As mãos, agarradas com força nos ferros da cama. Uma lágrima percorre lentamente a lateral do ouvido como uma música extensa e melancólica. Pálida, seus dentes cerrados tentam camuflar a dor. Dor de amor. De quem perdeu o amor. O maior amor do mundo. Gritos de desespero ecoam pelos corredores, suspiros ofegantes se ouvem dentro do quarto e o suor se funde às lágrimas que escorrem pelos peitos.

Ah, os peitos. Prontos para alimentar a vida que morava dentro dela. Tanta dedicação, tanto cuidado por quase sete meses. Uma vidinha prematura gerada por uma mulher madura que estava pronta, no seu momento máximo. Vida que veio e se foi antes do tempo.

- Fizemos o possível, disse o médico raiz, um profissional empiricamente empático, que atira de lado sua máscara, seu crachá, seu diploma.

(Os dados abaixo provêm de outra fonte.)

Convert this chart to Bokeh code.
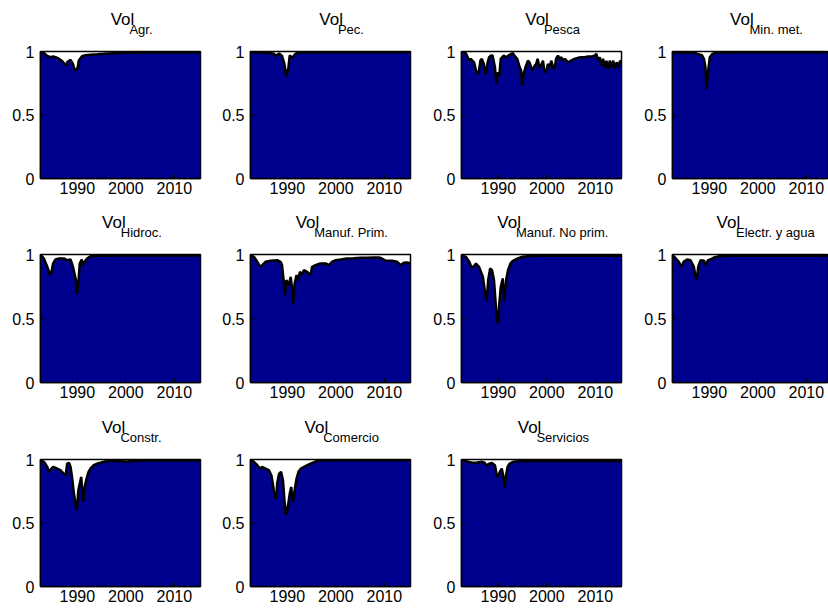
from bokeh.plotting import figure
from bokeh.layouts import column, row
from bokeh.models import FixedTicker, NumeralTickFormatter, Range1d
from bokeh.core.properties import value
from bokeh.embed import file_html
from bokeh.resources import INLINE

# ---- series (share of volume, 0..1), time in years ----
agr_t = [1982.4, 1983.2, 1983.8, 1984.4, 1985.0, 1985.5, 1986.1, 1986.5, 1987.0, 1987.6, 1987.9,
         1988.6, 1989.1, 1989.4, 1989.8, 1990.1, 1990.3, 1991.0, 1991.7, 1992.7, 1994.1, 1996.2,
         2000.2, 2007.5, 2015.4]
agr_v = [1.00, 0.985, 0.965, 0.955, 0.96, 0.955, 0.945, 0.935, 0.92, 0.89, 0.915,
         0.935, 0.90, 0.86, 0.85, 0.88, 0.93, 0.965, 0.97, 0.975, 0.978, 0.985,
         0.99, 0.992, 0.992]

pec_t = [1982.4, 1984.3, 1985.7, 1987.2, 1987.6, 1988.3, 1988.9, 1989.4, 1989.8, 1990.2, 1990.5,
         1991.0, 1991.5, 1992.0, 1996.6, 2015.4]
pec_v = [0.995, 0.99, 0.99, 0.985, 0.965, 0.985, 0.965, 0.90, 0.80, 0.87, 0.97,
         0.95, 0.975, 0.99, 0.995, 0.995]

pesca_t = [1982.4, 1983.3, 1984.0, 1984.3, 1985.0, 1985.4, 1985.9, 1986.3, 1986.6, 1987.0, 1987.4,
           1987.8, 1988.1, 1988.5, 1988.8, 1989.3, 1989.6, 1989.9, 1990.2, 1990.5, 1991.1, 1991.6,
           1992.1, 1992.6, 1993.0, 1993.3, 1993.9, 1994.3, 1994.7, 1994.9, 1995.2, 1995.7, 1996.1,
           1996.4, 1996.8, 1997.1, 1997.5, 1997.8, 1998.1, 1998.5, 1998.8, 1999.2, 1999.5, 1999.9,
           2000.2, 2000.6, 2000.9, 2001.3, 2001.6, 2001.9, 2002.3, 2002.6, 2003.0, 2003.3, 2003.7,
           2004.4, 2005.0, 2005.7, 2006.4, 2007.1, 2007.8, 2008.5, 2009.2, 2009.9, 2010.2, 2010.6,
           2010.9, 2011.3, 2011.6, 2012.0, 2012.3, 2012.6, 2013.0, 2013.3, 2013.7, 2014.0, 2014.4,
           2014.8, 2015.1, 2015.4]
pesca_v = [1.0, 0.987, 0.928, 0.942, 0.915, 0.849, 0.822, 0.928, 0.942, 0.902, 0.822,
           0.915, 0.955, 0.968, 0.968, 0.875, 0.743, 0.836, 0.809, 0.942, 0.968, 0.955,
           0.968, 0.981, 0.987, 0.968, 0.942, 0.889, 0.849, 0.729, 0.822, 0.889, 0.928,
           0.915, 0.875, 0.849, 0.889, 0.902, 0.942, 0.875, 0.889, 0.928, 0.849, 0.836,
           0.902, 0.875, 0.928, 0.875, 0.862, 0.942, 0.968, 0.942, 0.955, 0.928, 0.942,
           0.915, 0.928, 0.942, 0.950, 0.955, 0.955, 0.960, 0.960, 0.968, 0.981, 0.928,
           0.955, 0.889, 0.942, 0.875, 0.928, 0.862, 0.928, 0.875, 0.928, 0.862, 0.915,
           0.875, 0.928, 0.915]

minmet_t = [1982.4, 1985.0, 1987.1, 1987.5, 1988.5, 1988.9, 1989.2, 1989.4, 1989.7, 1990.1,
            1990.6, 1991.2, 1996.6, 2015.4]
minmet_v = [0.995, 0.99, 0.99, 0.98, 0.97, 0.94, 0.875, 0.70, 0.83, 0.955,
            0.98, 0.99, 0.995, 0.995]

hidroc_t = [1982.4, 1983.1, 1983.8, 1984.4, 1984.6, 1985.0, 1985.5, 1986.2, 1987.2, 1987.9, 1988.6,
            1989.1, 1989.7, 1989.9, 1990.2, 1990.5, 1990.9, 1991.2, 1991.5, 1992.0, 1992.7, 1994.1,
            2000.2, 2015.4]
hidroc_v = [1.0, 0.969, 0.904, 0.839, 0.852, 0.930, 0.961, 0.969, 0.969, 0.956, 0.961,
            0.904, 0.80, 0.691, 0.774, 0.930, 0.961, 0.917, 0.943, 0.969, 0.987, 0.990,
            0.992, 0.992]

mprim_t = [1982.4, 1983.1, 1983.8, 1984.4, 1984.8, 1985.5, 1986.5, 1987.9, 1988.6, 1988.9, 1989.3,
           1989.5, 1989.8, 1990.3, 1990.7, 1991.0, 1991.2, 1991.5, 1991.9, 1992.2, 1992.6, 1993.1,
           1993.4, 1994.1, 1994.8, 1995.1, 1995.8, 1996.8, 1997.9, 1998.6, 1999.2, 2000.0, 2001.0,
           2002.3, 2003.7, 2005.1, 2006.5, 2007.9, 2008.9, 2009.5, 2010.3, 2011.6, 2012.6, 2013.4,
           2014.0, 2014.7, 2015.4]
mprim_v = [0.995, 0.982, 0.943, 0.904, 0.917, 0.943, 0.951, 0.956, 0.943, 0.917, 0.774,
           0.683, 0.80, 0.761, 0.826, 0.722, 0.618, 0.774, 0.839, 0.80, 0.865, 0.839,
           0.878, 0.865, 0.839, 0.904, 0.917, 0.930, 0.930, 0.917, 0.943, 0.956, 0.961,
           0.969, 0.971, 0.974, 0.974, 0.977, 0.977, 0.969, 0.951, 0.951, 0.943, 0.917,
           0.935, 0.938, 0.930]

mnoprim_t = [1982.4, 1983.3, 1984.0, 1984.4, 1984.9, 1985.4, 1986.0, 1986.8, 1987.3, 1987.6, 1987.9,
             1988.3, 1988.7, 1989.1, 1989.6, 1989.9, 1990.2, 1990.5, 1990.9, 1991.2, 1991.6, 1992.0,
             1992.5, 1993.0, 1994.0, 1995.0, 1996.1, 1998.1, 2015.4]
mnoprim_v = [0.995, 0.982, 0.943, 0.904, 0.904, 0.930, 0.904, 0.826, 0.696, 0.631, 0.80,
             0.891, 0.878, 0.80, 0.54, 0.462, 0.618, 0.748, 0.813, 0.631, 0.80, 0.878,
             0.930, 0.951, 0.969, 0.982, 0.987, 0.990, 0.990]

elec_t = [1982.4, 1983.1, 1983.7, 1984.2, 1984.7, 1985.4, 1986.1, 1986.8, 1987.1, 1987.4, 1987.7,
          1988.2, 1988.9, 1989.3, 1989.7, 1990.2, 1991.0, 1992.0, 1993.6, 2015.4]
elec_v = [0.995, 0.969, 0.943, 0.904, 0.943, 0.961, 0.956, 0.904, 0.839, 0.80, 0.904,
          0.956, 0.951, 0.917, 0.956, 0.961, 0.977, 0.987, 0.990, 0.990]

constr_t = [1982.4, 1983.1, 1983.8, 1984.1, 1984.4, 1985.0, 1985.8, 1986.5, 1987.2, 1987.6, 1987.9,
            1988.3, 1988.6, 1988.9, 1989.3, 1989.7, 1989.9, 1990.2, 1990.5, 1990.8, 1991.0, 1991.2,
            1991.5, 1991.9, 1992.3, 1992.7, 1993.4, 1994.1, 1994.8, 1995.5, 1996.2, 1997.6, 1998.9,
            2000.2, 2001.6, 2005.1, 2015.4]
constr_v = [0.995, 0.982, 0.942, 0.903, 0.916, 0.942, 0.929, 0.916, 0.889, 0.876, 0.968,
            0.974, 0.942, 0.863, 0.732, 0.626, 0.60, 0.758, 0.811, 0.863, 0.758, 0.666,
            0.784, 0.85, 0.903, 0.929, 0.955, 0.968, 0.974, 0.982, 0.989, 0.989, 0.987,
            0.984, 0.989, 0.992, 0.992]

comer_t = [1982.4, 1983.1, 1983.8, 1984.4, 1984.8, 1985.5, 1986.2, 1986.7, 1987.0, 1987.4, 1987.7,
           1987.9, 1988.3, 1988.7, 1989.1, 1989.4, 1989.7, 1989.9, 1990.2, 1990.5, 1990.8, 1991.0,
           1991.2, 1991.5, 1991.9, 1992.3, 1992.8, 1993.7, 1994.8, 1995.8, 1996.8, 1998.9, 2015.4]
comer_v = [1.0, 0.982, 0.955, 0.929, 0.942, 0.929, 0.916, 0.876, 0.811, 0.705, 0.692,
           0.811, 0.889, 0.903, 0.837, 0.679, 0.561, 0.587, 0.653, 0.732, 0.784, 0.705,
           0.666, 0.758, 0.85, 0.903, 0.929, 0.947, 0.968, 0.984, 0.992, 0.995, 0.995]

serv_t = [1982.4, 1983.8, 1984.4, 1985.5, 1986.5, 1987.2, 1987.6, 1987.9, 1988.6, 1989.3, 1989.7,
          1989.9, 1990.3, 1990.7, 1991.0, 1991.3, 1991.6, 1991.9, 1992.3, 1993.1, 1994.1, 1996.2,
          2015.4]
serv_v = [0.995, 0.982, 0.976, 0.974, 0.982, 0.974, 0.947, 0.963, 0.974, 0.955, 0.868,
          0.863, 0.903, 0.929, 0.876, 0.779, 0.876, 0.942, 0.968, 0.982, 0.987, 0.989,
          0.989]

subscripts = ["Agr.", "Pec.", "Pesca", "Min. met.", "Hidroc.", "Manuf. Prim.",
              "Manuf. No prim.", "Electr. y agua", "Constr.", "Comercio", "Servicios"]
series = [(agr_t, agr_v), (pec_t, pec_v), (pesca_t, pesca_v), (minmet_t, minmet_v),
          (hidroc_t, hidroc_v), (mprim_t, mprim_v), (mnoprim_t, mnoprim_v), (elec_t, elec_v),
          (constr_t, constr_v), (comer_t, comer_v), (serv_t, serv_v)]
x_ticks = [1990, 2000, 2010]
y_ticks = [0, 0.5, 1]

X0, X1 = 1982.4, 2015.4
FILL = "#00008F"
FONT = "Liberation Sans"
TICK_PX, VOL_PX, SUB_PX = 16, 17, 13

# Helvetica advance widths (per 1000 em) used to place the titles
_W = {"V": 667, "o": 556, "l": 222, "A": 667, "g": 556, "r": 333, ".": 278, "P": 667,
      "e": 556, "c": 500, "s": 500, "a": 556, "M": 833, "i": 222, "n": 556, " ": 278,
      "m": 833, "t": 278, "H": 722, "d": 556, "u": 556, "f": 278, "N": 722, "p": 556,
      "E": 667, "y": 500, "C": 722, "v": 500}


def text_width(s, size):
    return sum(_W.get(ch, 556) for ch in s) * size / 1000.0


LEFT = 40          # space for the y tick labels
FRAME_W = 160      # nominal axes width
HEAD_H = 42        # title strip above each axes
TOP_PAD = 9        # room for the "1" tick label above the frame
col_frame = [160, 160, 160, 155]     # the last column is cut at the window edge
col_right = [10, 11, 11, 1]
row_frame = [127, 128, 127]
row_bottom = [25, 26, 22]


def header(idx, fig_w):
    h = figure(width=fig_w, height=HEAD_H, min_border=0,
               x_range=Range1d(0, fig_w), y_range=Range1d(0, HEAD_H),
               x_axis_type=None, y_axis_type=None,
               output_backend="svg", toolbar_location=None, tools="")
    h.outline_line_color = None
    h.xgrid.visible = False
    h.ygrid.visible = False
    sub = subscripts[idx]
    # the title string is centred as if the subscript were set at full size
    total = text_width("Vol", VOL_PX) + text_width(sub, VOL_PX)
    x_start = LEFT + FRAME_W / 2 - total / 2
    h.text(x=[x_start], y=[HEAD_H + TOP_PAD - 28], text=["Vol"],
           text_font=value(FONT), text_font_size=f"{VOL_PX}px", text_color="black",
           text_align="left", text_baseline="alphabetic")
    h.text(x=[x_start + text_width("Vol", VOL_PX)], y=[HEAD_H + TOP_PAD - 38], text=[sub],
           text_font=value(FONT), text_font_size=f"{SUB_PX}px", text_color="black",
           text_align="left", text_baseline="alphabetic")
    return h


def panel(idx):
    r, c = divmod(idx, 4)
    t, v = series[idx]
    fw = col_frame[c]
    x_end = X0 + (X1 - X0) * fw / FRAME_W
    p = figure(frame_width=fw, frame_height=row_frame[r],
               min_border_left=LEFT, min_border_right=col_right[c],
               min_border_top=TOP_PAD, min_border_bottom=row_bottom[r],
               x_range=Range1d(X0, x_end), y_range=Range1d(0, 1),
               output_backend="svg", toolbar_location=None, tools="")
    p.varea(x=t, y1=[0] * len(t), y2=v, fill_color=FILL, fill_alpha=1.0)
    p.line(x=t, y=v, line_color="black", line_width=2.5)

    p.xgrid.visible = False
    p.ygrid.visible = False
    p.outline_line_color = "black"
    p.outline_line_width = 1.5
    p.background_fill_color = "white"
    p.border_fill_color = "white"

    p.xaxis.ticker = FixedTicker(ticks=x_ticks)
    p.yaxis.ticker = FixedTicker(ticks=y_ticks)
    p.yaxis.formatter = NumeralTickFormatter(format="0.[0]")
    for ax in (p.xaxis[0], p.yaxis[0]):
        ax.axis_line_color = "black"
        ax.axis_line_width = 1.5
        ax.major_tick_line_color = "black"
        ax.major_tick_in = 4
        ax.major_tick_out = 0
        ax.minor_tick_line_color = None
        ax.major_label_text_font = FONT
        ax.major_label_text_font_size = f"{TICK_PX}px"
        ax.major_label_text_color = "black"
    p.xaxis[0].major_label_standoff = 3
    p.yaxis[0].major_label_standoff = 6

    fig_w = LEFT + fw + col_right[c]
    return column(header(idx, fig_w), p)


cells = [panel(i) for i in range(len(series))]
layout = column(row(*cells[0:4]), row(*cells[4:8]), row(*cells[8:11]))

open("out.html", "w").write(file_html(layout, INLINE))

O bip de emergência tilinta pelo quarto. É o ruído padrão que anuncia o nascimento, mas também o fim.

Ela enxuga o rosto, corrige a postura, inspira e respira. Há motivação no seu olhar. A sua força se renova e seu corpo parece produzir imediatamente células regenerativas. Tal como uma formiga que tem seu ninho destruído e começa a reconstrução sem lamentar, essa mulher não vai desistir.